Without the pictures, reproduce the records that follow exactly.

>> begin Information given

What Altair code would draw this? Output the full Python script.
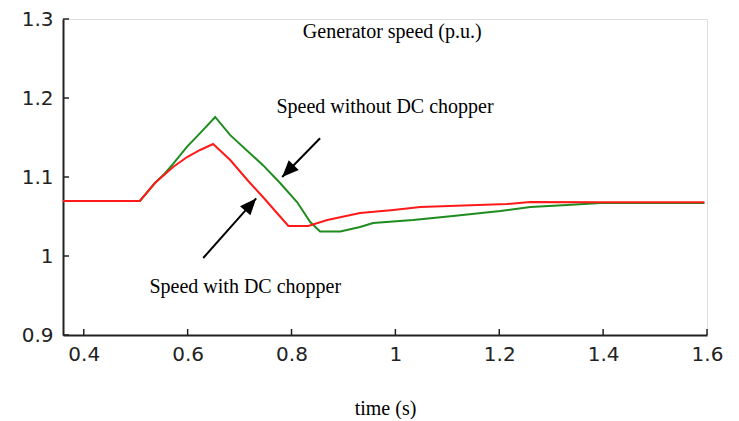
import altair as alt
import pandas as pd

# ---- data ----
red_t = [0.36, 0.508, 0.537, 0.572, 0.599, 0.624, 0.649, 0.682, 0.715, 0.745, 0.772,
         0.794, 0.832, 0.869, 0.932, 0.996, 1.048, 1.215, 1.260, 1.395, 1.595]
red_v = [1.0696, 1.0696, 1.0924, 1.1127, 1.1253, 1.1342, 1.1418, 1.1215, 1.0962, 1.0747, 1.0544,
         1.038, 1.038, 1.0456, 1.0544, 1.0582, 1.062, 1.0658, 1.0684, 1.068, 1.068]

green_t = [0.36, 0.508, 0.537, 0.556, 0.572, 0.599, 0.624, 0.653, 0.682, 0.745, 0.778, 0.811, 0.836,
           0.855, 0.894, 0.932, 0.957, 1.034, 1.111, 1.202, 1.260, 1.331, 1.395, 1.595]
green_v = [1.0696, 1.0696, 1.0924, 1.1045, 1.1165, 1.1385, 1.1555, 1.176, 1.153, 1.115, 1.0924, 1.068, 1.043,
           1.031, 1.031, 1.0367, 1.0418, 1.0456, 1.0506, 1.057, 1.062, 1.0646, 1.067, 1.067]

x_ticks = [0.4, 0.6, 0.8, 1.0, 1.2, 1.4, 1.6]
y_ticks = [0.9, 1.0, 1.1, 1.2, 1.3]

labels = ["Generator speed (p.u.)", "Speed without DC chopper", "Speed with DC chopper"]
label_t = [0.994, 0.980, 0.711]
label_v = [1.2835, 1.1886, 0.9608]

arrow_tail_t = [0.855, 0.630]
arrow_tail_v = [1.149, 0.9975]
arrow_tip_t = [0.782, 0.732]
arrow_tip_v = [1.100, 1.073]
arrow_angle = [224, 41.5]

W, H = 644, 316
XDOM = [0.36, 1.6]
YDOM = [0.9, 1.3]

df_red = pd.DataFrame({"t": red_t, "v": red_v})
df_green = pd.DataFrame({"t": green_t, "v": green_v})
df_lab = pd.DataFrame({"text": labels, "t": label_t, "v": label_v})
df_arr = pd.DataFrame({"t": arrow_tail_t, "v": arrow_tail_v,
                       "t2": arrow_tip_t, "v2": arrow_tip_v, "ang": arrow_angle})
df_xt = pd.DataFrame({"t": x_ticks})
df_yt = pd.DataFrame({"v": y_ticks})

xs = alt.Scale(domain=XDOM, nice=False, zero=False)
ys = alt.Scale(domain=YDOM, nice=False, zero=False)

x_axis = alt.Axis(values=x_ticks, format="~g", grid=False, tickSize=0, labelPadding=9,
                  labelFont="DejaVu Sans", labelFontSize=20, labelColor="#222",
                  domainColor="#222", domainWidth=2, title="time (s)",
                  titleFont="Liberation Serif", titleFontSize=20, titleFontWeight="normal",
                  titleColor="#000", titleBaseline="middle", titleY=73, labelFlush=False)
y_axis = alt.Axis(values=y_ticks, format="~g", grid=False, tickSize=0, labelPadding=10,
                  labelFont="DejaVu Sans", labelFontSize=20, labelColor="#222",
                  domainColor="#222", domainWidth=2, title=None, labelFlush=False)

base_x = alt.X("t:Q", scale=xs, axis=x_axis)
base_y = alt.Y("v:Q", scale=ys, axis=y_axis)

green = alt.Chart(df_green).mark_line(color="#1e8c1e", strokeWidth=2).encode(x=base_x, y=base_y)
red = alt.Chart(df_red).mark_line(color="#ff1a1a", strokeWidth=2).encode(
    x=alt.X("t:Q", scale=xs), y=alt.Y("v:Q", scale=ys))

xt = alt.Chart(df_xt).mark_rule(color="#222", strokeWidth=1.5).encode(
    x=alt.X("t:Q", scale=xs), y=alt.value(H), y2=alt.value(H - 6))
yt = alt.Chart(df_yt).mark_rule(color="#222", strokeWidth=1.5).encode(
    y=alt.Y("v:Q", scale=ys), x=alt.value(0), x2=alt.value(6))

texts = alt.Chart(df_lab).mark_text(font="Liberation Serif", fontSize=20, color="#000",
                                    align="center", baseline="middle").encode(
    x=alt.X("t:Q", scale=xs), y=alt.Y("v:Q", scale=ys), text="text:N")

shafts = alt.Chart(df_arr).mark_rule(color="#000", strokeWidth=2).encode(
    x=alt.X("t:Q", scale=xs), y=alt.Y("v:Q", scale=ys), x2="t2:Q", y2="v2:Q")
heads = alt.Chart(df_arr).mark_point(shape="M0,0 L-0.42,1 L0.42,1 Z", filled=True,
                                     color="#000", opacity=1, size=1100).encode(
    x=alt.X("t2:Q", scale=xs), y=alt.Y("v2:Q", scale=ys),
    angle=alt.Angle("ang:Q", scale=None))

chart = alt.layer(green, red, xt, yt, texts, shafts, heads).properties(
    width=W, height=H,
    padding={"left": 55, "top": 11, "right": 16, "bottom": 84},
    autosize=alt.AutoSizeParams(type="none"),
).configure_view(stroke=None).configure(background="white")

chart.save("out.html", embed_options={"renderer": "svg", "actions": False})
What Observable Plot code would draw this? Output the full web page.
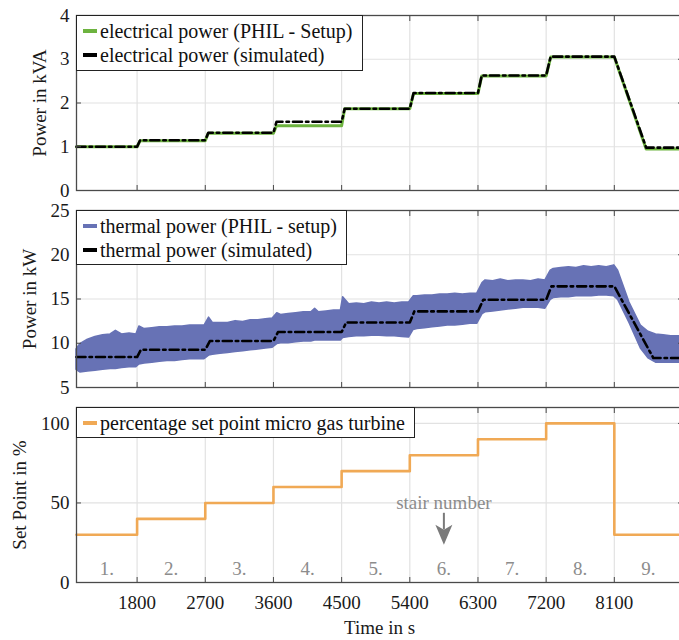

>> end Information given

**Answer below:**
What Altair code would draw this? Output the full Python script.
import altair as alt
import pandas as pd

# ---- data ----
red_t = [0.36, 0.508, 0.537, 0.572, 0.599, 0.624, 0.649, 0.682, 0.715, 0.745, 0.772,
         0.794, 0.832, 0.869, 0.932, 0.996, 1.048, 1.215, 1.260, 1.395, 1.595]
red_v = [1.0696, 1.0696, 1.0924, 1.1127, 1.1253, 1.1342, 1.1418, 1.1215, 1.0962, 1.0747, 1.0544,
         1.038, 1.038, 1.0456, 1.0544, 1.0582, 1.062, 1.0658, 1.0684, 1.068, 1.068]

green_t = [0.36, 0.508, 0.537, 0.556, 0.572, 0.599, 0.624, 0.653, 0.682, 0.745, 0.778, 0.811, 0.836,
           0.855, 0.894, 0.932, 0.957, 1.034, 1.111, 1.202, 1.260, 1.331, 1.395, 1.595]
green_v = [1.0696, 1.0696, 1.0924, 1.1045, 1.1165, 1.1385, 1.1555, 1.176, 1.153, 1.115, 1.0924, 1.068, 1.043,
           1.031, 1.031, 1.0367, 1.0418, 1.0456, 1.0506, 1.057, 1.062, 1.0646, 1.067, 1.067]

x_ticks = [0.4, 0.6, 0.8, 1.0, 1.2, 1.4, 1.6]
y_ticks = [0.9, 1.0, 1.1, 1.2, 1.3]

labels = ["Generator speed (p.u.)", "Speed without DC chopper", "Speed with DC chopper"]
label_t = [0.994, 0.980, 0.711]
label_v = [1.2835, 1.1886, 0.9608]

arrow_tail_t = [0.855, 0.630]
arrow_tail_v = [1.149, 0.9975]
arrow_tip_t = [0.782, 0.732]
arrow_tip_v = [1.100, 1.073]
arrow_angle = [224, 41.5]

W, H = 644, 316
XDOM = [0.36, 1.6]
YDOM = [0.9, 1.3]

df_red = pd.DataFrame({"t": red_t, "v": red_v})
df_green = pd.DataFrame({"t": green_t, "v": green_v})
df_lab = pd.DataFrame({"text": labels, "t": label_t, "v": label_v})
df_arr = pd.DataFrame({"t": arrow_tail_t, "v": arrow_tail_v,
                       "t2": arrow_tip_t, "v2": arrow_tip_v, "ang": arrow_angle})
df_xt = pd.DataFrame({"t": x_ticks})
df_yt = pd.DataFrame({"v": y_ticks})

xs = alt.Scale(domain=XDOM, nice=False, zero=False)
ys = alt.Scale(domain=YDOM, nice=False, zero=False)

x_axis = alt.Axis(values=x_ticks, format="~g", grid=False, tickSize=0, labelPadding=9,
                  labelFont="DejaVu Sans", labelFontSize=20, labelColor="#222",
                  domainColor="#222", domainWidth=2, title="time (s)",
                  titleFont="Liberation Serif", titleFontSize=20, titleFontWeight="normal",
                  titleColor="#000", titleBaseline="middle", titleY=73, labelFlush=False)
y_axis = alt.Axis(values=y_ticks, format="~g", grid=False, tickSize=0, labelPadding=10,
                  labelFont="DejaVu Sans", labelFontSize=20, labelColor="#222",
                  domainColor="#222", domainWidth=2, title=None, labelFlush=False)

base_x = alt.X("t:Q", scale=xs, axis=x_axis)
base_y = alt.Y("v:Q", scale=ys, axis=y_axis)

green = alt.Chart(df_green).mark_line(color="#1e8c1e", strokeWidth=2).encode(x=base_x, y=base_y)
red = alt.Chart(df_red).mark_line(color="#ff1a1a", strokeWidth=2).encode(
    x=alt.X("t:Q", scale=xs), y=alt.Y("v:Q", scale=ys))

xt = alt.Chart(df_xt).mark_rule(color="#222", strokeWidth=1.5).encode(
    x=alt.X("t:Q", scale=xs), y=alt.value(H), y2=alt.value(H - 6))
yt = alt.Chart(df_yt).mark_rule(color="#222", strokeWidth=1.5).encode(
    y=alt.Y("v:Q", scale=ys), x=alt.value(0), x2=alt.value(6))

texts = alt.Chart(df_lab).mark_text(font="Liberation Serif", fontSize=20, color="#000",
                                    align="center", baseline="middle").encode(
    x=alt.X("t:Q", scale=xs), y=alt.Y("v:Q", scale=ys), text="text:N")

shafts = alt.Chart(df_arr).mark_rule(color="#000", strokeWidth=2).encode(
    x=alt.X("t:Q", scale=xs), y=alt.Y("v:Q", scale=ys), x2="t2:Q", y2="v2:Q")
heads = alt.Chart(df_arr).mark_point(shape="M0,0 L-0.42,1 L0.42,1 Z", filled=True,
                                     color="#000", opacity=1, size=1100).encode(
    x=alt.X("t2:Q", scale=xs), y=alt.Y("v2:Q", scale=ys),
    angle=alt.Angle("ang:Q", scale=None))

chart = alt.layer(green, red, xt, yt, texts, shafts, heads).properties(
    width=W, height=H,
    padding={"left": 55, "top": 11, "right": 16, "bottom": 84},
    autosize=alt.AutoSizeParams(type="none"),
).configure_view(stroke=None).configure(background="white")

chart.save("out.html", embed_options={"renderer": "svg", "actions": False})
What Observable Plot code would draw this? Output the full web page.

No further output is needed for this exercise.